04082015Wed
Last updateWed, 08 Apr 2015 12pm

City Living - April 4, 2015

Vocal groups

Distinguished vocal groups are set to perform outdoors in downtown Guadalajara’s Plaza Tapatia on Tuesday, April 7, between 5 and 7 p.m. 

An outstanding group will be Vocal Tonoami, an a cappella octet of professional signers whose repertoire includes Mexican and Latin music plus songs by the Beatles, Billy Joel and Tonoami singer and composer Daniel Lemoine. 

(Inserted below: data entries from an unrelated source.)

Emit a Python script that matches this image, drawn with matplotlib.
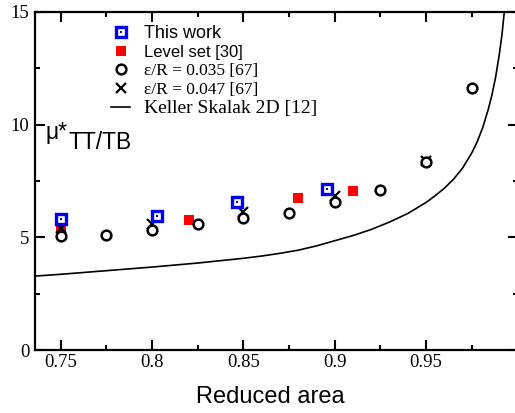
import matplotlib
matplotlib.use("Agg")
import matplotlib.pyplot as plt
from matplotlib.lines import Line2D
from matplotlib.ticker import MultipleLocator, FixedLocator, FixedFormatter

# ---- data ----
this_work_x = [0.75, 0.803, 0.8465, 0.896]
this_work_y = [5.80, 5.96, 6.55, 7.13]

level_set_x = [0.75, 0.82, 0.88, 0.91]
level_set_y = [5.33, 5.76, 6.76, 7.04]

eps035_x = [0.75, 0.775, 0.80, 0.825, 0.85, 0.875, 0.90, 0.925, 0.95, 0.975]
eps035_y = [5.08, 5.09, 5.33, 5.59, 5.84, 6.09, 6.58, 7.09, 8.35, 11.62]

eps047_x = [0.75, 0.80, 0.85, 0.90, 0.95]
eps047_y = [5.40, 5.59, 6.14, 6.85, 8.38]

keller_x = [0.736, 0.75, 0.775, 0.80, 0.825, 0.85, 0.86, 0.87, 0.88, 0.89,
            0.90, 0.91, 0.92, 0.93, 0.94, 0.95, 0.955, 0.96, 0.965, 0.97,
            0.975, 0.978, 0.981, 0.984, 0.986, 0.988, 0.990, 0.9915, 0.993]
keller_y = [3.28, 3.36, 3.52, 3.68, 3.86, 4.07, 4.17, 4.29, 4.43, 4.62,
            4.85, 5.08, 5.35, 5.68, 6.06, 6.55, 6.85, 7.18, 7.58, 8.08,
            8.75, 9.25, 9.88, 10.68, 11.32, 12.10, 13.10, 14.00, 15.20]

x_ticks = [0.75, 0.80, 0.85, 0.90, 0.95]
x_tick_labels = ["0.75", "0.8", "0.85", "0.9", "0.95"]
y_ticks = [0, 5, 10, 15]
y_tick_labels = ["0", "5", "10", "15"]

labels = ["This work", "Level set [30]", "ε/R = 0.035 [67]",
          "ε/R = 0.047 [67]", "Keller Skalak 2D [12]"]

SANS = "Liberation Sans"
SERIF = "Liberation Serif"

fig = plt.figure(figsize=(5.15, 4.13), dpi=100)
ax = fig.add_axes([0.068, 0.1525, 0.9369, 0.8185])

ax.plot(keller_x, keller_y, color="black", lw=1.2, zorder=2)
ax.plot(level_set_x, level_set_y, ls="none", marker="s", ms=7,
        mfc="red", mec="red", mew=0, zorder=3)
ax.plot(eps047_x, eps047_y, ls="none", marker="x", ms=7,
        mec="black", mew=1.6, zorder=4)
ax.plot(eps035_x, eps035_y, ls="none", marker="o", ms=7,
        mfc="white", mec="black", mew=1.8, zorder=5)
ax.plot(this_work_x, this_work_y, ls="none", marker="s", ms=7,
        mfc="white", mec="#0000ee", mew=2.4, zorder=6)
ax.plot(this_work_x, this_work_y, ls="none", marker="s", ms=2,
        mfc="#0000ee", mec="#0000ee", mew=0, zorder=7)

ax.set_xlim(0.736, 1.0)
ax.set_ylim(0, 15)

ax.xaxis.set_major_locator(FixedLocator(x_ticks))
ax.xaxis.set_major_formatter(FixedFormatter(x_tick_labels))
ax.xaxis.set_minor_locator(MultipleLocator(0.025))
ax.yaxis.set_major_locator(FixedLocator(y_ticks))
ax.yaxis.set_major_formatter(FixedFormatter(y_tick_labels))
ax.yaxis.set_minor_locator(MultipleLocator(2.5))

ax.tick_params(which="both", direction="in", top=True, right=True, width=1.5)
ax.tick_params(which="major", length=7)
ax.tick_params(which="minor", length=3.5)
ax.tick_params(axis="x", which="major", pad=3)
ax.tick_params(axis="y", which="major", pad=4)
for lab in ax.get_xticklabels() + ax.get_yticklabels():
    lab.set_fontfamily(SERIF)
    lab.set_fontsize(13.5)
for sp in ax.spines.values():
    sp.set_linewidth(1.6)

ax.set_xlabel("Reduced area", fontfamily=SANS, fontsize=17)
ax.xaxis.set_label_coords(0.487, -0.105)
ax.xaxis.label.set_verticalalignment("top")

# y quantity label inside the axes
ax.text(0.0207, 0.624, "μ*", transform=ax.transAxes, fontfamily=SANS,
        fontsize=16.5, va="baseline", ha="left")
ax.text(0.0684, 0.596, "TT/TB", transform=ax.transAxes, fontfamily=SANS,
        fontsize=16.5, va="baseline", ha="left")

# legend
h_this = (Line2D([], [], ls="none", marker="s", ms=7, mfc="white",
                 mec="#0000ee", mew=2.4),
          Line2D([], [], ls="none", marker="s", ms=2, mfc="#0000ee",
                 mec="#0000ee", mew=0))
h_ls = Line2D([], [], ls="none", marker="s", ms=7, mfc="red", mec="red", mew=0)
h_035 = Line2D([], [], ls="none", marker="o", ms=7, mfc="white",
               mec="black", mew=1.8)
h_047 = Line2D([], [], ls="none", marker="x", ms=7, mec="black", mew=1.6)
h_ks = Line2D([], [], color="black", lw=1.2)

leg = ax.legend([h_this, h_ls, h_035, h_047, h_ks], labels,
                loc="upper left", bbox_to_anchor=(0.158, 0.962),
                frameon=False, prop={"family": SERIF, "size": 12.5},
                handlelength=1.1, handletextpad=0.8, labelspacing=0.16,
                borderpad=0, borderaxespad=0)
texts = leg.get_texts()
texts[0].set_fontfamily(SANS); texts[0].set_fontsize(13)
texts[1].set_fontfamily(SANS); texts[1].set_fontsize(12)
texts[2].set_fontsize(12.5)
texts[3].set_fontsize(12.5)
texts[4].set_fontsize(14)

fig.savefig("out.png", dpi=100)
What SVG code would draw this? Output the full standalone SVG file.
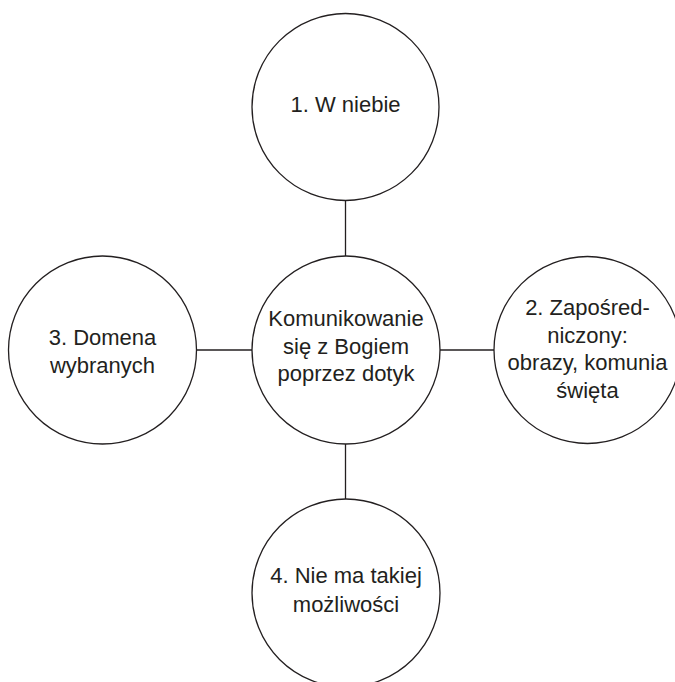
<svg xmlns="http://www.w3.org/2000/svg" width="675" height="682" viewBox="0 0 675 682">
<style>
.node circle{fill:#fff;stroke:#231f20;stroke-width:1.3}
.node text{font-family:"Liberation Sans",Arial,sans-serif;font-size:22px;fill:#231f20;text-anchor:middle}
#connectors line{stroke:#231f20;stroke-width:1.3}
</style>
<rect width="675" height="682" fill="#fff"/>
<g id="connectors">
<line x1="345.5" y1="200" x2="345.5" y2="256"/>
<line x1="345.5" y1="444" x2="345.5" y2="499"/>
<line x1="196" y1="350" x2="252" y2="350"/>
<line x1="440" y1="350" x2="494" y2="350"/>
</g>
<g id="n1" class="node">
<circle cx="345.5" cy="107" r="93.5"/>
<text x="345.5" y="112">1. W niebie</text>
</g>
<g id="center" class="node">
<circle cx="346" cy="350" r="94"/>
<text x="346" y="326">Komunikowanie</text>
<text x="346" y="353.5">się z Bogiem</text>
<text x="346" y="381">poprzez dotyk</text>
</g>
<g id="n3" class="node">
<circle cx="102.5" cy="350" r="94"/>
<text x="102.5" y="345">3. Domena</text>
<text x="102.5" y="373">wybranych</text>
</g>
<g id="n2" class="node">
<circle cx="587.5" cy="350" r="93.5"/>
<text x="587.5" y="315">2. Zapośred-</text>
<text x="587.5" y="342.5">niczony:</text>
<text x="587.5" y="370">obrazy, komunia</text>
<text x="587.5" y="397.5">święta</text>
</g>
<g id="n4" class="node">
<circle cx="346" cy="593" r="94"/>
<text x="346" y="583">4. Nie ma takiej</text>
<text x="346" y="612">możliwości</text>
</g>
</svg>
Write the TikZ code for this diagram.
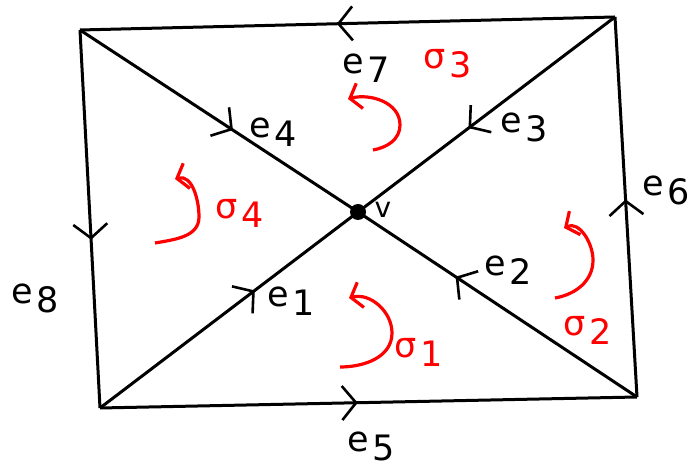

The two-hour event features other vocal groups and is concurrent with a display and sale of typical Mexican handicrafts. Plaza Tapatia stretches from the Teatro Degollado to the Instituto Cultural Cabañas in the historical center of Guadalajara.

‘Alice’ gets the vote

After an online vote, the book “Alice in Wonderland” by Lewis Carroll has been chosen to be read aloud in a marathon session on World Book Day, April 28.

The book will be read at Universidad de Guadalajara campuses across the state, with the highest-profile reading taking place in a tent set up in the Rambla Cataluña, the pedestrian walkway located to one side of the UdG rectory building on Avenida Juarez, one block from Enrique Diaz de Leon.

Dignitaries, professors and students will take turns in reading excerpts from the book during an all-day session.

“Alice in Wonderland” won with more than 50 percent of the vote, ahead of Franz Kaftka’s “Metamorphosis” in second place.

Exhibit

The exhibit “El fuego y el hielo” has opened this year’s artistic program at the Universidad de Guadalajara’s Museo de las Artes.

The show features 56 pieces in diverse media by Ana Luisa Rebora, a Tapatia artist who divides her time between Mexico and Norway.

An artist with a 35-year career behind her, Rebora uses the theme of the solitary woman throughout much of her work. Her paintings and etchings tend to be dreamy, dramatic fragments in unspecific settings, always suggesting absence, desolation, distance.  

Among her works are some painted ceramics, examples of time well spent in the Guadalajara workshop of Jesus Guerrero Santos, one of Mexico’s most celebrated ceramicists.

The title of the exhibit clearly reflects Rebora’s dual life: the warmth of Mexico contrasted with the cold of Norway. 

Honored in Norway for her art, where the queen of that country has even bought one of her paintings, Rebora seems to thrive on her biculturality. “If we joined Mexico and Norway together it would be marvelous, because they are polar opposites,” she says.

The Museo de las Artes is located in the UdG Rectory building, on Avenida Juarez at Enrqiue Diaz de Leon.